Google’s artificial intelligence-powered search results have claimed that Barack Obama is a Muslim and told people to eat rocks, in the latest high-profile case of the company’s AI systems misfiring.
Users of the search engine’s new “AI overviews” have shared multiple examples of the new feature displaying incorrect or potentially dangerous examples, days into its launch.
In one case, the AI claimed that Mr Obama was America’s only Muslim president. In others it told people to put glue on pizza if cheese does not stick to the base and said it was healthy to eat one rock a day.
The AI overview feature uses data from existing websites to inform its answers, but in many cases Google appears to be relying on joke websites or misinterpreting reliable sources.
Its answer about Mr Obama, who is Christian, referred to an Oxford University Press webpage about a book on American Christianity.

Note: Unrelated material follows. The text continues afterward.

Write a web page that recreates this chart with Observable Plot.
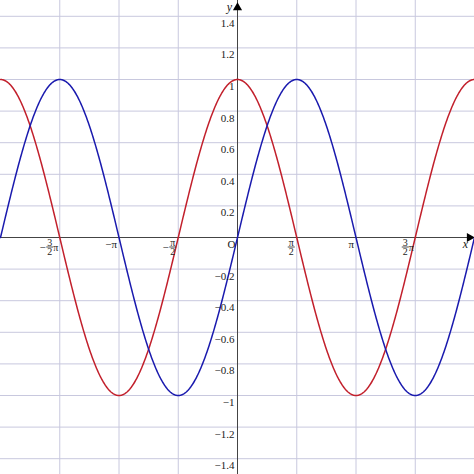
<!DOCTYPE html>
<html><head><meta charset="utf-8">
<script src="https://cdn.jsdelivr.net/npm/d3@7"></script>
<script src="https://cdn.jsdelivr.net/npm/@observablehq/plot@0.6"></script>
<style>body{margin:0;background:#fff}</style>
</head><body><div id="chart"></div>
<script>
const PI = Math.PI;
const xDomain = [-2 * PI, 2 * PI];
const yDomain = [-1.5, 1.5];
const xGrid = [-3 * PI / 2, -PI, -PI / 2, PI / 2, PI, 3 * PI / 2];
const yGrid = [-1.4, -1.2, -1, -0.8, -0.6, -0.4, -0.2, 0.2, 0.4, 0.6, 0.8, 1, 1.2, 1.4];
const yTickLabels = ["−1.4", "−1.2", "−1", "−0.8", "−0.6", "−0.4", "−0.2", "0.2", "0.4", "0.6", "0.8", "1", "1.2", "1.4"];
const xWholeLabels = [{v: -PI, t: "−π"}, {v: PI, t: "π"}];
const xFracLabels = [
  {v: -3 * PI / 2, pre: "−", num: "3", den: "2", post: "π"},
  {v: -PI / 2, pre: "−", num: "π", den: "2", post: ""},
  {v: PI / 2, pre: "", num: "π", den: "2", post: ""},
  {v: 3 * PI / 2, pre: "", num: "3", den: "2", post: "π"}
];
// sample positions for the function curves y = sin x (blue) and y = cos x (red)
const xs = d3.range(0, 801).map(i => -2 * PI + i * (4 * PI / 800));
const sinData = xs.map(x => ({x, y: Math.sin(x)}));
const cosData = xs.map(x => ({x, y: Math.cos(x)}));

const yLabelData = yGrid.map((v, i) => ({v, t: yTickLabels[i]}));
const withPost = xFracLabels.filter(d => d.post);
const noPost = xFracLabels.filter(d => !d.post);
const barSymbol = {draw(ctx) { ctx.moveTo(-3.5, 0); ctx.lineTo(3.5, 0); }};
const serif = "Liberation Serif, Times New Roman, serif";
const gridColor = "#c8c8de";

function fracMarks(data, c) {
  return [
    Plot.text(data, {x: "v", y: 0, text: "num", dx: c, dy: 5, fontSize: 10, fontFamily: serif, fill: "#222"}),
    Plot.text(data, {x: "v", y: 0, text: "den", dx: c, dy: 14.5, fontSize: 10, fontFamily: serif, fill: "#222"}),
    Plot.dot(data, {x: "v", y: 0, symbol: barSymbol, dx: c, dy: 9.5, stroke: "#222", strokeWidth: 0.8, fill: "none"}),
    Plot.text(data.filter(d => d.pre), {x: "v", y: 0, text: "pre", dx: c - 4, dy: 10, textAnchor: "end", fontSize: 11, fontFamily: serif, fill: "#222"})
  ];
}

const chart = Plot.plot({
  width: 474, height: 474,
  margin: 0,
  style: {background: "#fff"},
  x: {domain: xDomain, axis: null},
  y: {domain: yDomain, axis: null},
  marks: [
    Plot.ruleX(xGrid, {stroke: gridColor, strokeWidth: 1}),
    Plot.ruleY(yGrid, {stroke: gridColor, strokeWidth: 1}),
    Plot.ruleY([0], {stroke: "#444", strokeWidth: 1}),
    Plot.ruleX([0], {stroke: "#444", strokeWidth: 1}),
    Plot.dot([{x: xDomain[1], y: 0}], {x: "x", y: "y", symbol: "triangle", r: 3.4, rotate: 90, dx: -5, fill: "#000", stroke: "none"}),
    Plot.dot([{x: 0, y: yDomain[1]}], {x: "x", y: "y", symbol: "triangle", r: 3.4, dy: 7, fill: "#000", stroke: "none"}),
    Plot.line(cosData, {x: "x", y: "y", stroke: "#c2202c", strokeWidth: 1.5}),
    Plot.line(sinData, {x: "x", y: "y", stroke: "#1a1aae", strokeWidth: 1.5}),
    Plot.text(yLabelData, {x: 0, y: "v", text: "t", dx: -3, dy: 7, textAnchor: "end", fontSize: 11, fontFamily: serif, fill: "#222"}),
    Plot.text(xWholeLabels, {x: "v", y: 0, text: "t", dx: -2, dy: 7, textAnchor: "end", fontSize: 11, fontFamily: serif, fill: "#222"}),
    ...fracMarks(withPost, -10),
    Plot.text(withPost, {x: "v", y: 0, text: "post", dx: -1.5, dy: 10, textAnchor: "end", fontSize: 10, fontFamily: serif, fill: "#222"}),
    ...fracMarks(noPost, -5.5),
    Plot.text(["O"], {x: 0, y: 0, text: d => d, dx: -2, dy: 7, textAnchor: "end", fontSize: 11, fontFamily: serif, fill: "#222"}),
    Plot.text(["x"], {x: xDomain[1], y: 0, text: d => d, dx: -9, dy: 7, fontSize: 12, fontStyle: "italic", fontFamily: serif, fill: "#222"}),
    Plot.text(["y"], {x: 0, y: yDomain[1], text: d => d, dx: -8, dy: 7, fontSize: 12, fontStyle: "italic", fontFamily: serif, fill: "#222"})
  ]
});
document.getElementById("chart").appendChild(chart);
</script>
</body></html>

One of the book’s chapters was titled “Barack Hussein Obama: America’s First Muslim President?” – a reference to some Americans’ belief that Mr Obama is a Muslim – which Google’s AI appears to have misinterpreted as truth.
The advice to eat rocks was based on an article in The Onion, a satirical news website, and the recommendation to put glue on pizza was based on a joke posted on Reddit more than a decade ago.
Google’s AI overviews, announced last week, have been introduced in the United States in recent days and are due to be added to search results worldwide this year.
Google said the examples of it providing incorrect answers were in response to “uncommon queries” and that it had tested the feature rigorously before its launch.
It said: “The examples we’ve seen are generally very uncommon queries, and aren’t representative of most people’s experiences.
“The vast majority of AI Overviews provide high-quality information, with links to dig deeper on the web. We conducted extensive testing before launching this new experience, and will use these isolated examples as we continue to refine our systems overall.”
The cases are the latest AI mishap for Google. Earlier this year it suspended its Gemini chatbot’s ability to generate images of people after users found that it would draw pictures of black Nazis and Native American Vikings.
The company later apologised after its text chatbot failed to condemn paedophilia and equated Elon Musk with Adolf Hitler. The company’s co-founder Sergey Brin admitted that it had “messed up”.
Google is under pressure to put more AI features into its products to respond to Microsoft, whose partnership with ChatGPT’s developer OpenAI has allowed it to push ahead in AI.
However, Google’s response has been controversial because many websites fear that the search engine answering questions directly will mean fewer visits to their pages.